Au terme de cette analyse, on exprimera un regret ; la belle typographie est chère, et cet ouvrage en est l'illustration. Pour convaincre nos contemporains de la réalité typographique, de ses exigences, de sa qualité qui inspire notre vie quotidienne, peut-être faudrait-il qu'elle se manifeste davantage dans notre environnement et que les recherches des spécialistes ne demeurent pas vaines. Si certaines publicités, ou les panneaux d'autoroutes, bénéficient de ces efforts, la surabondance graphique de leur contexte amoindrit leur qualité intrinsèque au point qu'elle nous échappe en définitive. « En matière typographique, le dernier mot revient à ceux qui écrivent » conclut Jérôme Peignot ; mais ceux qui écrivent ne peuvent pas rester passifs aux multiples influences dont ils effectuent la synthèse, conscients ou non.

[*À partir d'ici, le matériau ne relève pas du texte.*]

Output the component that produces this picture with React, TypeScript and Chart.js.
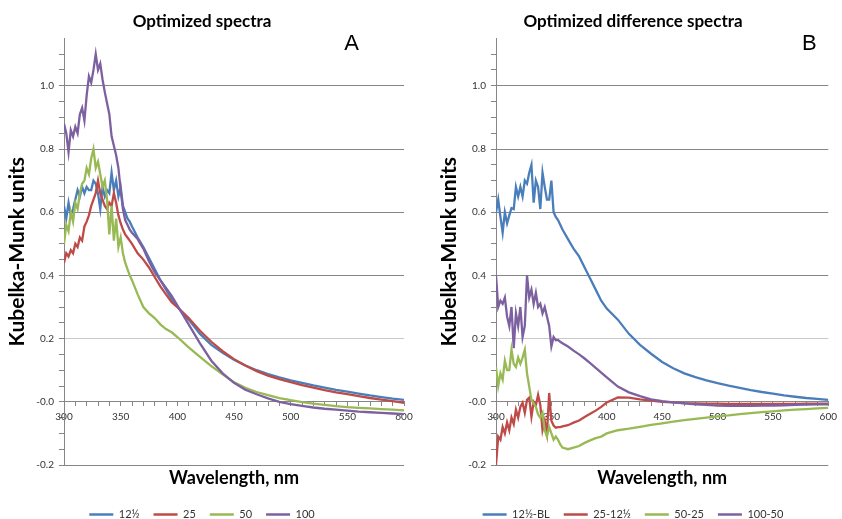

Tant que le livre de poche - pour ne prendre que lui - ne manifestera pas une réelle qualité esthétique, le but, voir la sensibilité de nos contemporains s'éveiller à la bonne typographie, ne sera pas atteint. La lettre, la page, le livre en son entier : lorsqu'il n'y a pas de marges, que la composition obstrue le champ de la vision, que les feuillets se détachent, comment la lecture ne pourrait-elle être que le déchiffrage d'un contenu ? Comment ignorer les efforts du regard à s'insérer dans une page, comme un coin dans une bille de bois ? Il reste beaucoup à faire. Et le souhait que nous formulerons pour conclure, est de voir très bientôt ces cinq études réunies dans une édition de poche offrant les mêmes qualités d'édition que ce volume de bibliophilie, mais à un prix raisonnable : le message des auteurs ne devrait pas être limité à quelques privilégiés.